Upon being hired, Bost said he noticed that the district’s reading scores have been slowly going down for some time for the past 10 years.
This year, the district has created a foundational system to increase reading levels, starting at the kindergarten level.
“I think this is a critical process we're doing,” said Bost. “We want to create little readers, and we want to reverse the cycle because better readers can actually do a lot of things better. You can become better at math because now you can dissect a long word problem. You can become better at science and history because you're able to comprehend what you're reading better. Reading becomes so important, and one of our early focuses is creating that foundation of greatness.”
Something new the district has implemented is Guided Readers.

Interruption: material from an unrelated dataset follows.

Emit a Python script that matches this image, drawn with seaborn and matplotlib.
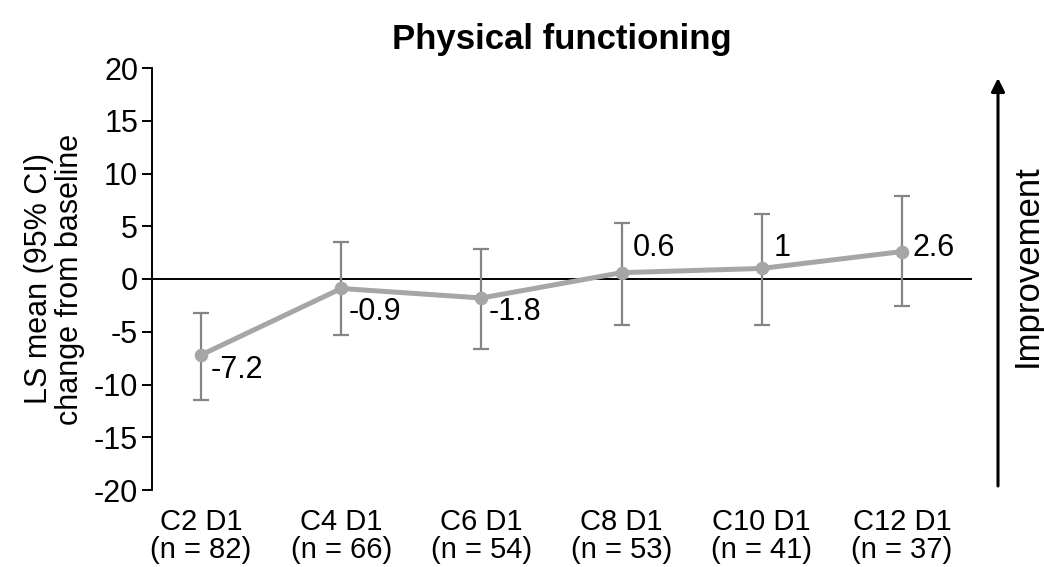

Bost said, “Guided Readers is an old school way of teaching, but it really works.”
A diagnostic test produces data about the students’ reading levels.
Guided Readers starts with a level A book in kindergarten and then moves up as the child progresses. Teachers keep a running record on each student of their reading levels through individual evaluations that include tracking reading speed and comprehension.
Teachers will communicate with parents through progress reports on what reading level their children are at and what level they should be at.
The district also recently started the Read 20 initiative, where the district is partnering with parents.
Parents are asked to set aside 20 minutes every day to read with their children. For children not able to read yet, parents are asked to read to them. For students who can read, parents are asked to listen as their children read to them.
The district has created a program, “literacy of greatness,” which includes five components of literacy.
“We've also asked all of our teachers, kindergarten all the way to third grade, to use those five components to make their daily lessons every day so our students can grow in every single category,” said Bost. “It's really going to help our kids grow in their reading faster. Scientifically research-based instruction is what we're trying to deliver.”
Lastly, Bost said, “We want to build community within the schools. First, with our teachers through PLCs, but second with our students. … We want to create schools where all of our students feel like they belong and are cared for.”